If the gloomy environmental prognosis is correct, and global warming is set
to wreak major havoc, what are the chances we will respond better than the
Maya? Electing Bush instead of former US vice president Al Gore suggests
limited wisdom in picking kings, and emasculating the Kyoto treaty was
perhaps as sensible as burning corn harvests to appease the gods. When
Republicans chant, “Drill, baby, drill!” it is not much of a stretch to
picture them, barefoot and in traditional huipil shirts, rooting for another
sacrifice.
Nevertheless there are promising omens. Governments are beginning to assign
monetary values to natural “assets” such as forests, a conceptual leap that
could reinvent economics. The EU has set up a carbon-trading market to get
industry to cut greenhouse gas emissions.
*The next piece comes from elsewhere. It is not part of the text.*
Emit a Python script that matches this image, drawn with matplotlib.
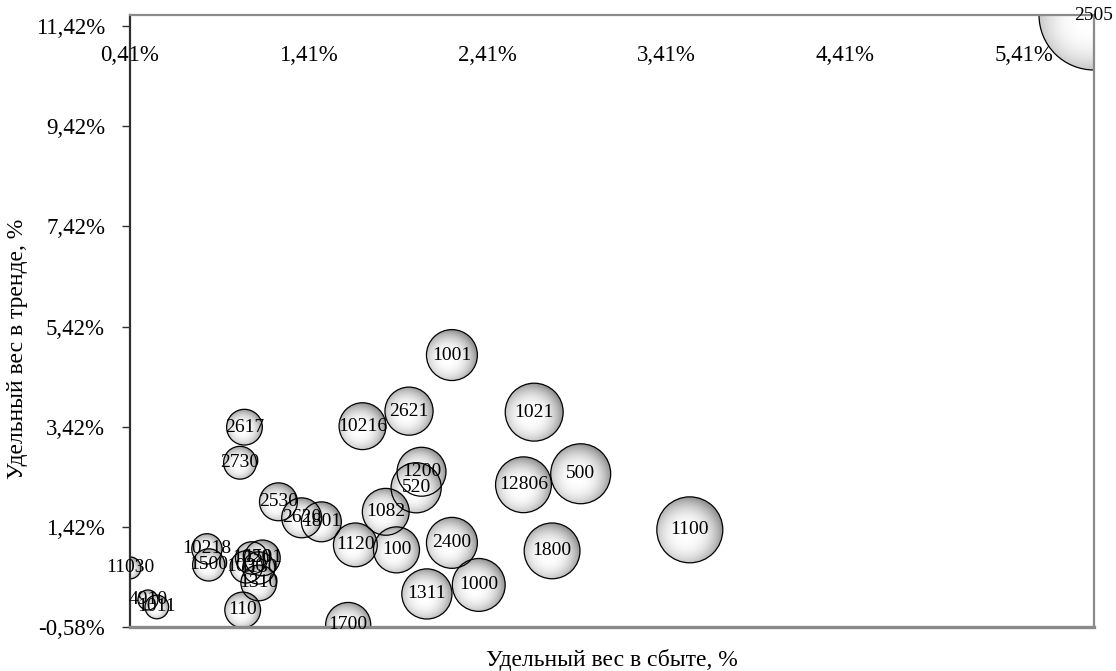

The UN is pushing for a new
climate treaty in which governments will pay tropical countries billions of
dollars annually to leave their forests untouched. Ecuador has already
requested US$350 million a year in exchange for leaving 1 billion barrels of
oil beneath its Amazon floor.
“I believe the 21st century will be dominated by the concept of natural
capital, just as the 20th was dominated by financial capital,” said Achim
Steiner, head of the UN environment program.
Even so, would that be enough? Civilizations rise — and collapse — for many
different reasons. If there is a simple lesson to be drawn from Central
America’s abandoned ruins it is to protect the environment and control
population growth, said Michael Coe, author of the seminal 1966 text, The
Maya.
“No civilization lasts for ever. Most go for between 200 and 600 years,” he
said.
The Maya, Romans and Angkor of Cambodia lasted 600.
And us?
“Western civilization began with the Renaissance, so we’re hitting 600
years,” Coe said. “The difference is we have a choice whether to let things
get worse or fix them. That’s what science is about. But it takes will on
the part of those who govern and those who are being governed.”
Coe, one of the world’s leading experts on civilization collapse, pauses.
“To tell you the truth, I don’t know if we have that.”